Also another condition of the settlement it's going to require buyers agents to have a signed agreement in place with potential buyers before that buyer even tours a home that includes a clear description of the fees that the buyer will owe to their agent on the closing of a transaction. The prior model really didn't require any discussion of price when you secured a buyer's agents services, those prices, as I mentioned earlier, would be ultimately borne by the seller. Now, buyers agents are going to be required to have these pricing discussions upfront and potentially home buyers will have to bear the risk of having to come up with the cash needed to pay their agents if sellers don't offer agreed to a commission split.

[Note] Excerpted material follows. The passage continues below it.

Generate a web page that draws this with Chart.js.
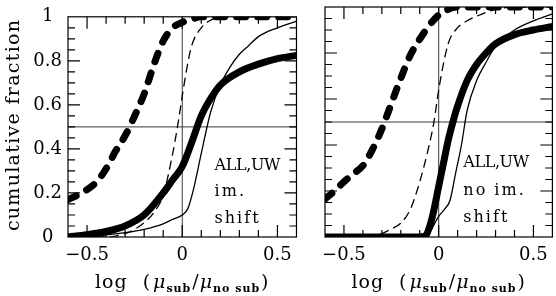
<!DOCTYPE html>
<html>
<head>
<meta charset="utf-8">
<script src="https://cdn.jsdelivr.net/npm/chart.js@4.4.1/dist/chart.umd.min.js"></script>
<style>
html, body { margin: 0; padding: 0; background: #fff; }
#wrap { position: relative; width: 556px; height: 296px; }
#c1 { position: absolute; left: 0; top: 0; }
#c2 { position: absolute; left: 300px; top: 0; }
</style>
</head>
<body>
<div id="wrap">
  <canvas id="c1" width="300" height="296"></canvas>
  <canvas id="c2" width="256" height="296"></canvas>
</div>
<script>
// axis ticks
var xTickValues = [-0.5, 0, 0.5];
var yTickValues = [0, 0.2, 0.4, 0.6, 0.8, 1];

// left panel: "ALL,UW im. shift"
var leftNote = ['ALL,UW', 'im.', 'shift'];
var lHeavyDashX = [-0.6, -0.55, -0.5, -0.45, -0.4, -0.35, -0.3, -0.25, -0.2, -0.15, -0.1, -0.05, 0, 0.05, 0.1, 0.6];
var lHeavyDashY = [0.17, 0.19, 0.215, 0.25, 0.31, 0.39, 0.46, 0.55, 0.65, 0.78, 0.89, 0.95, 0.975, 0.99, 1.0, 1.0];
var lThinDashX = [-0.6, -0.4, -0.3, -0.25, -0.2, -0.15, -0.1, -0.05, -0.025, 0, 0.025, 0.05, 0.1, 0.15, 0.2, 0.6];
var lThinDashY = [0, 0, 0.015, 0.035, 0.065, 0.11, 0.19, 0.38, 0.5, 0.64, 0.77, 0.87, 0.95, 0.985, 1.0, 1.0];
var lThinSolidX = [-0.6, -0.5, -0.4, -0.3, -0.2, -0.1, -0.05, 0, 0.03, 0.06, 0.1, 0.15, 0.2, 0.25, 0.3, 0.35, 0.4, 0.5, 0.6];
var lThinSolidY = [0, 0.005, 0.01, 0.02, 0.035, 0.06, 0.08, 0.1, 0.13, 0.22, 0.38, 0.57, 0.69, 0.77, 0.83, 0.87, 0.91, 0.95, 0.98];
var lThickX = [-0.6, -0.5, -0.4, -0.3, -0.2, -0.1, -0.05, 0, 0.05, 0.1, 0.15, 0.2, 0.3, 0.4, 0.5, 0.6];
var lThickY = [0, 0.01, 0.025, 0.05, 0.1, 0.2, 0.26, 0.32, 0.43, 0.55, 0.63, 0.69, 0.75, 0.785, 0.81, 0.825];

// right panel: "ALL,UW no im. shift"
var rightNote = ['ALL,UW', 'no im.', 'shift'];
var rHeavyDashX = [-0.6, -0.55, -0.5, -0.45, -0.4, -0.35, -0.3, -0.25, -0.2, -0.15, -0.1, -0.05, 0, 0.05, 0.1, 0.6];
var rHeavyDashY = [0.165, 0.2, 0.24, 0.275, 0.31, 0.38, 0.47, 0.58, 0.69, 0.79, 0.86, 0.92, 0.965, 0.99, 1.0, 1.0];
var rThinDashX = [-0.6, -0.35, -0.3, -0.25, -0.2, -0.15, -0.1, -0.05, -0.025, 0, 0.05, 0.1, 0.15, 0.2, 0.3, 0.4, 0.6];
var rThinDashY = [0, 0, 0.015, 0.035, 0.06, 0.12, 0.24, 0.4, 0.5, 0.64, 0.84, 0.91, 0.94, 0.96, 0.99, 1.0, 1.0];
var rThinSolidX = [-0.6, -0.06, -0.04, 0, 0.03, 0.06, 0.09, 0.12, 0.15, 0.2, 0.25, 0.3, 0.4, 0.5, 0.6];
var rThinSolidY = [0, 0, 0.03, 0.09, 0.12, 0.16, 0.28, 0.4, 0.55, 0.68, 0.76, 0.83, 0.9, 0.94, 0.97];
var rThickX = [-0.6, -0.1, -0.07, -0.05, -0.03, 0, 0.03, 0.05, 0.075, 0.1, 0.15, 0.2, 0.25, 0.3, 0.4, 0.5, 0.6];
var rThickY = [0, 0, 0.005, 0.04, 0.1, 0.22, 0.34, 0.42, 0.5, 0.57, 0.68, 0.75, 0.8, 0.84, 0.88, 0.9, 0.915];

var FONT = "'DejaVu Serif', serif";

function pts(xs, ys) {
    return xs.map(function (x, i) { return { x: x, y: ys[i] }; });
}

function series(xs, ys, kind) {
    var ds = {
        data: pts(xs, ys),
        borderColor: '#000',
        pointRadius: 0,
        fill: false,
        cubicInterpolationMode: 'monotone',
        borderJoinStyle: 'round'
    };
    if (kind === 'heavyDash') { ds.borderWidth = 7; ds.borderDash = [9, 12]; ds.borderCapStyle = 'round'; }
    if (kind === 'thinDash') { ds.borderWidth = 1.3; ds.borderDash = [9, 5]; }
    if (kind === 'thick') { ds.borderWidth = 7; }
    if (kind === 'thin') { ds.borderWidth = 1.3; }
    return ds;
}

function spacing(ctx, px) {
    if ('letterSpacing' in ctx) ctx.letterSpacing = px + 'px';
}

// frame, inward ticks, reference lines and in-plot text
var framePlugin = {
    id: 'frame',
    beforeDatasetsDraw: function (chart) {
        var ctx = chart.ctx, a = chart.chartArea, xs = chart.scales.x, ys = chart.scales.y;
        ctx.save();
        ctx.strokeStyle = '#222';
        ctx.lineWidth = 0.9;
        ctx.beginPath();
        var x0 = xs.getPixelForValue(0), y5 = ys.getPixelForValue(0.5);
        ctx.moveTo(x0, a.top); ctx.lineTo(x0, a.bottom);
        ctx.moveTo(a.left, y5); ctx.lineTo(a.right, y5);
        ctx.stroke();
        ctx.restore();
    },
    afterDatasetsDraw: function (chart, args, opts) {
        var ctx = chart.ctx, a = chart.chartArea, xs = chart.scales.x, ys = chart.scales.y;
        ctx.save();
        ctx.strokeStyle = '#000';
        ctx.lineWidth = 1.2;
        ctx.strokeRect(a.left, a.top, a.right - a.left, a.bottom - a.top);
        ctx.beginPath();
        var i, v, len, p;
        for (i = 1; i < 12; i++) {
            v = -0.6 + i * 0.1;
            len = Math.abs(v * 2 - Math.round(v * 2)) < 1e-6 ? 12 : 7;
            p = xs.getPixelForValue(v);
            ctx.moveTo(p, a.bottom); ctx.lineTo(p, a.bottom - len);
            ctx.moveTo(p, a.top); ctx.lineTo(p, a.top + len);
        }
        for (i = 1; i < 20; i++) {
            v = i * 0.05;
            len = Math.abs(v * 5 - Math.round(v * 5)) < 1e-6 ? 12 : 7;
            p = ys.getPixelForValue(v);
            ctx.moveTo(a.left, p); ctx.lineTo(a.left + len, p);
            ctx.moveTo(a.right, p); ctx.lineTo(a.right - len, p);
        }
        ctx.stroke();

        // note text
        ctx.fillStyle = '#000';
        ctx.font = '16px ' + FONT;
        ctx.textAlign = 'left';
        ctx.textBaseline = 'alphabetic';
        var nx = xs.getPixelForValue(opts.noteX);
        opts.note.forEach(function (t, k) {
            spacing(ctx, /[a-z]/.test(t) ? 2 : -0.4);
            ctx.fillText(t, nx, ys.getPixelForValue(opts.noteY[k]));
        });

        // x axis title with subscripts
        var parts = [
            { t: 'log', f: '19px ' + FONT, dy: 0, gap: 15 },
            { t: '(', f: '19px ' + FONT, dy: 0, gap: 2 },
            { t: '\u03bc', f: 'italic 19px ' + FONT, dy: 0, gap: 0 },
            { t: 'sub', f: 'bold 11px ' + FONT, dy: 4, gap: 1 },
            { t: '/', f: '19px ' + FONT, dy: 0, gap: 0 },
            { t: '\u03bc', f: 'italic 19px ' + FONT, dy: 0, gap: 0 },
            { t: 'no sub', f: 'bold 11px ' + FONT, dy: 4, gap: 1 },
            { t: ')', f: '19px ' + FONT, dy: 0, gap: 0 }
        ];
        spacing(ctx, 1);
        var total = 0;
        parts.forEach(function (q) { ctx.font = q.f; q.w = ctx.measureText(q.t).width; total += q.w + q.gap; });
        total -= parts[parts.length - 1].gap;
        var cx = (a.left + a.right) / 2 - total / 2;
        var base = a.bottom + 51;
        parts.forEach(function (q) {
            ctx.font = q.f;
            ctx.fillText(q.t, cx, base + q.dy);
            cx += q.w + q.gap;
        });

        // y axis title
        if (opts.yTitle) {
            ctx.font = '19px ' + FONT;
            ctx.textAlign = 'center';
            ctx.textBaseline = 'middle';
            spacing(ctx, 1.3);
            ctx.translate(14, (a.top + a.bottom) / 2 - 2);
            ctx.rotate(-Math.PI / 2);
            ctx.fillText(opts.yTitle, 0, 0);
        }
        ctx.restore();
    }
};

function makePanel(id, sets, note, noteX, noteY, showY) {
    return new Chart(document.getElementById(id), {
        type: 'line',
        data: { datasets: sets },
        plugins: [framePlugin],
        options: {
            responsive: false,
            animation: false,
            events: [],
            layout: { padding: { top: 7, right: 3, left: 0, bottom: 0 } },
            scales: {
                x: {
                    type: 'linear',
                    min: -0.6,
                    max: 0.6,
                    grid: { display: false, drawTicks: false },
                    border: { display: false },
                    afterBuildTicks: function (s) { s.ticks = xTickValues.map(function (v) { return { value: v }; }); },
                    afterFit: function (s) { s.height = 59; },
                    ticks: {
                        padding: 8,
                        color: '#000',
                        font: { family: FONT, size: 18 },
                        maxRotation: 0,
                        callback: function (v) { return v < 0 ? '\u2212' + Math.abs(v) : String(v); }
                    }
                },
                y: {
                    min: 0,
                    max: 1,
                    grid: { display: false, drawTicks: false },
                    border: { display: false },
                    afterBuildTicks: function (s) { s.ticks = yTickValues.map(function (v) { return { value: v }; }); },
                    afterFit: function (s) { s.width = showY ? 68 : 25; },
                    ticks: {
                        display: showY,
                        padding: 6,
                        crossAlign: 'center',
                        color: '#000',
                        font: { family: FONT, size: 18 },
                        callback: function (v) { return String(v); }
                    }
                }
            },
            plugins: {
                legend: { display: false },
                tooltip: { enabled: false },
                frame: { note: note, noteX: noteX, noteY: noteY, yTitle: showY ? 'cumulative fraction' : null }
            }
        }
    });
}

makePanel('c1', [
    series(lThinDashX, lThinDashY, 'thinDash'),
    series(lThinSolidX, lThinSolidY, 'thin'),
    series(lThickX, lThickY, 'thick'),
    series(lHeavyDashX, lHeavyDashY, 'heavyDash')
], leftNote, 0.17, [0.305, 0.187, 0.065], true);

makePanel('c2', [
    series(rThinDashX, rThinDashY, 'thinDash'),
    series(rThinSolidX, rThinSolidY, 'thin'),
    series(rThickX, rThickY, 'thick'),
    series(rHeavyDashX, rHeavyDashY, 'heavyDash')
], rightNote, 0.13, [0.305, 0.183, 0.065], false);
</script>
</body>
</html>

Ricky Mulvey: Before you even getting a home to look at it, you're going to get a document and you're also going to probably start seeing realtors. Maybe differentiate the types of services they provide between maybe your low-cost, quick transaction realtor and then you're more white glove, higher-cost, old fee model. I think there are few shake-ups to watch and potential implications to know about. The first one is just going to be the effect on realtors in that industry. The National Association of Realtors represents a million-and-a-half members last year, about four million existing homes sold in the United States. This is already a very, I would say, tight industry where you have a per capita small labor force for every home that's sold. What could this settlement due to that industry for the job of being a realtor?
Nick Sciple: I think the short answer to that, the industry likely to get a lot more competitive than it's been in previously. Buyers agents are going to have to compete on price for the first time when they are engaging with buyers and convince buyers why their services are valuable upfront. You compare that to the previous regime where this is a service that was free to the buyer was hitting into the home price. With competition likely to see some compression on fees, particularly on the buyer's agent side of things. I think the listing agent, their value is pretty clear here are still going to need them to get these products sold.
But buyer's agent likely to see meaningful fee compression estimates out there. You can see anywhere from 30%-50% overall. Fee compression of 50% that's would take out the buyers agents half of the transaction. You're also likely going to see a bunch of agents drop out of the business. About half of agents sold zero or one homes last year and that's simply just not going to be sustainable in this new regime. If you see fee compression also with fewer agents paying dues, probably would expect membership and the National Association of Realtors to decline along with the organizations influence. This is a group that is one of the biggest lobbying spenders in the U.S. and with less cash to spend on those efforts, likely going to have less influence.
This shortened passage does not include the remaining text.